I'll take that as a complement. Seriously though, unless there are huge inefficiencies in the electrolysis of water, this approach should work quite well. Even if there are those efficiencies you can do away with the solar cells & water electrolysis and use a completely biotech approach. My reason for implementing things as I suggest is that it allows you to eliminate the chloroplast and design solar cells with multiple layers that are highly tuned to absorbing photons of different energies and turning them into free electrons. The photosystems I mention are tuned to absorb photons at 680nm and 700nm (in the red region), so that the energy in lower energy photons is lost entirely and the excess energy in higher energy photons tends to produce heat.

Ask yourself this: Why do leaves look green? Answer: Because the leaves are absorbing all the other wavelengths. But if leaves were fully efficient they should look black.

In nature we have a wealth of materials to choose from. Cyanobacteria have phycoerythrin that absorbs best around 550 nm, phycocyanin that absorbs from 620 to 640 nm and chlorophyll b absorbs best at 660 nm. Purple phototrophic bacteria have bacteriochlrophyll a that absorbs best at 850 nm. There are other molecules that are optimal from 720-780nm and 1020 nm.
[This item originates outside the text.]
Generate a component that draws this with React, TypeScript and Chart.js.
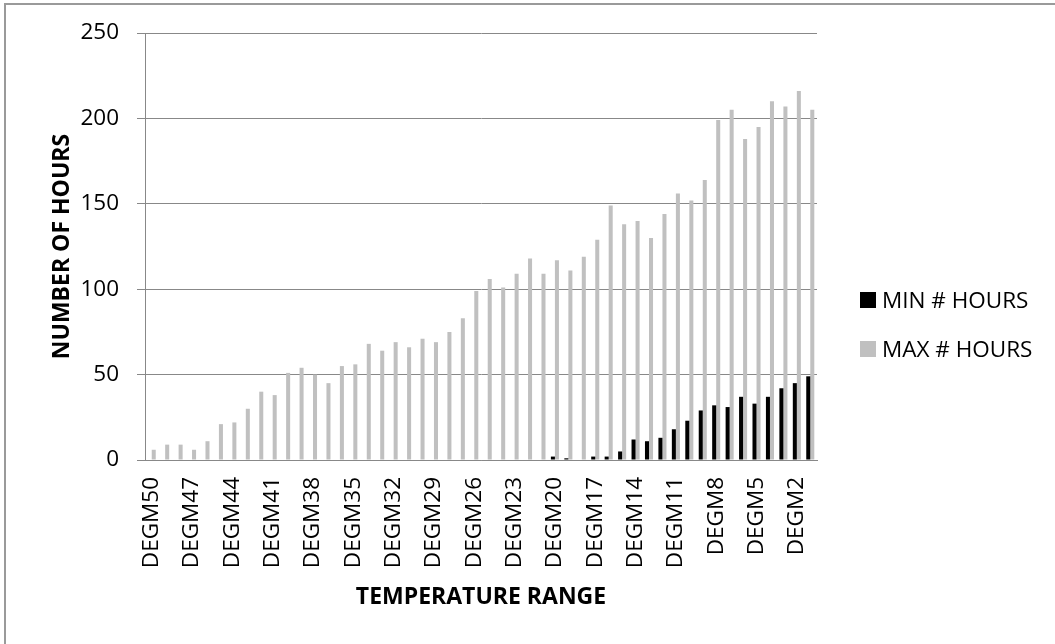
import React, { useEffect, useRef } from "react";
import { Chart, registerables } from "chart.js";

Chart.register(...registerables);

const categories = [
  "DEGM50", "DEGM49", "DEGM48", "DEGM47", "DEGM46", "DEGM45", "DEGM44", "DEGM43", "DEGM42", "DEGM41",
  "DEGM40", "DEGM39", "DEGM38", "DEGM37", "DEGM36", "DEGM35", "DEGM34", "DEGM33", "DEGM32", "DEGM31",
  "DEGM30", "DEGM29", "DEGM28", "DEGM27", "DEGM26", "DEGM25", "DEGM24", "DEGM23", "DEGM22", "DEGM21",
  "DEGM20", "DEGM19", "DEGM18", "DEGM17", "DEGM16", "DEGM15", "DEGM14", "DEGM13", "DEGM12", "DEGM11",
  "DEGM10", "DEGM9", "DEGM8", "DEGM7", "DEGM6", "DEGM5", "DEGM4", "DEGM3", "DEGM2", "DEGM1",
];

const minHours = [
  0, 0, 0, 0, 0, 0, 0, 0, 0, 0,
  0, 0, 0, 0, 0, 0, 0, 0, 0, 0,
  0, 0, 0, 0, 0, 0, 0, 0, 0, 0,
  2, 1, 0, 2, 2, 5, 12, 11, 13, 18,
  23, 29, 32, 31, 37, 33, 37, 42, 45, 49,
];

const maxHours = [
  6, 9, 9, 6, 11, 21, 22, 30, 40, 38,
  51, 54, 50, 45, 55, 56, 68, 64, 69, 66,
  71, 69, 75, 83, 99, 106, 101, 109, 118, 109,
  117, 111, 119, 129, 149, 138, 140, 130, 144, 156,
  152, 164, 199, 205, 188, 195, 210, 207, 216, 205,
];

const seriesNames = ["MIN # HOURS", "MAX # HOURS"];
const seriesColors = ["#000000", "#c0c0c0"];
const yMin = 0;
const yMax = 250;
const yStep = 50;
const labelEvery = 3;
const xTitle = "TEMPERATURE RANGE";
const yTitle = "NUMBER OF HOURS";

const FONT = "'Open Sans', 'Noto Sans', 'DejaVu Sans', sans-serif";

export default function App() {
  const canvasRef = useRef<HTMLCanvasElement | null>(null);

  useEffect(() => {
    const canvas = canvasRef.current;
    if (!canvas) return;
    const chart = new Chart(canvas, {
      type: "bar",
      data: {
        labels: categories,
        datasets: [
          {
            label: seriesNames[0],
            data: minHours,
            backgroundColor: seriesColors[0],
            borderWidth: 0,
          },
          {
            label: seriesNames[1],
            data: maxHours,
            backgroundColor: seriesColors[1],
            borderWidth: 0,
          },
        ],
      },
      options: {
        animation: false,
        responsive: true,
        maintainAspectRatio: false,
        events: [],
        datasets: {
          bar: { categoryPercentage: 0.6, barPercentage: 1.0 },
        },
        layout: { padding: { left: 0, top: 33, right: 238, bottom: 0 } },
        plugins: {
          legend: { display: false },
          tooltip: { enabled: false },
          title: { display: false },
        },
        scales: {
          x: {
            offset: true,
            grid: { display: false, drawTicks: false },
            border: { display: true, color: "#888888", width: 1 },
            ticks: {
              autoSkip: false,
              minRotation: 90,
              maxRotation: 90,
              padding: 17,
              color: "#000000",
              font: { family: FONT, size: 22.5 },
              callback: (_v: any, i: number) => (i % labelEvery === 0 ? categories[i] : ""),
            },
            title: {
              display: true,
              text: xTitle,
              color: "#000000",
              font: { family: FONT, size: 23, weight: "bold" },
              padding: { top: 0, bottom: 33 },
            },
            afterFit: (scale: any) => {
              scale.height = 184;
            },
          },
          y: {
            min: yMin,
            max: yMax,
            grid: {
              color: "#888888",
              lineWidth: 1,
              drawTicks: true,
              tickLength: 8,
            },
            border: { display: true, color: "#888888", width: 1 },
            ticks: {
              stepSize: yStep,
              padding: 18,
              color: "#000000",
              font: { family: FONT, size: 22.5 },
            },
            title: {
              display: true,
              text: yTitle,
              color: "#000000",
              font: { family: FONT, size: 23, weight: "bold" },
              padding: { top: 49, bottom: 0 },
            },
            afterFit: (scale: any) => {
              scale.width = 145;
            },
          },
        },
      },
    });
    return () => chart.destroy();
  }, []);

  const legendText: React.CSSProperties = {
    fontFamily: FONT,
    fontSize: 22.5,
    color: "#000",
    lineHeight: "30px",
    whiteSpace: "nowrap",
  };

  return (
    <div style={{ position: "absolute", left: 0, top: 0, width: 1055, height: 644, background: "#fff", overflow: "hidden" }}>
      <div
        style={{
          position: "absolute",
          left: 4,
          top: 3,
          right: -10,
          bottom: -10,
          borderTop: "2px solid #9a9a9a",
          borderLeft: "2px solid #9a9a9a",
        }}
      />
      <div style={{ position: "absolute", left: 0, top: 0, width: 1055, height: 644 }}>
        <canvas ref={canvasRef} />
      </div>
      {seriesNames.map((name, i) => (
        <div
          key={name}
          style={{
            position: "absolute",
            left: 860,
            top: i === 0 ? 285 : 334,
            height: 30,
            display: "flex",
            alignItems: "center",
          }}
        >
          <div style={{ width: 16, height: 16, background: seriesColors[i], marginRight: 6 }} />
          <span style={legendText}>{name}</span>
        </div>
      ))}
    </div>
  );
}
So even without resorting to solar cells I can reengineer cells to be much better at absorbing the different wavelengths in light. My reason for going to the solar cell/electrolysis approach is that in theory it allows you to construct a robust one-time infrastructure (the energy harvesting apparatus) that can be use to feed the energy into the cells that become food. In contrast, the plants have to regenerate the energy harvesting apparatus (chloroplasts) every time they grow up from a seed. Think of it along the lines of the efficiency of an orchard vs. the efficiency of a wheat field.

> So there's no compelling reason
> to expect vast improvements, although since we have improved efficiences
> in the past and new mechanisms remain under research it's reasonable
> to expect continued moderate improvements.
>

The improvements in the past have been made through selective breeding of what nature has provided us with, not through conscious reengineering of the entire system out of the most robust materials available with careful attention being paid to reducing the need to regenerate things from scratch every time.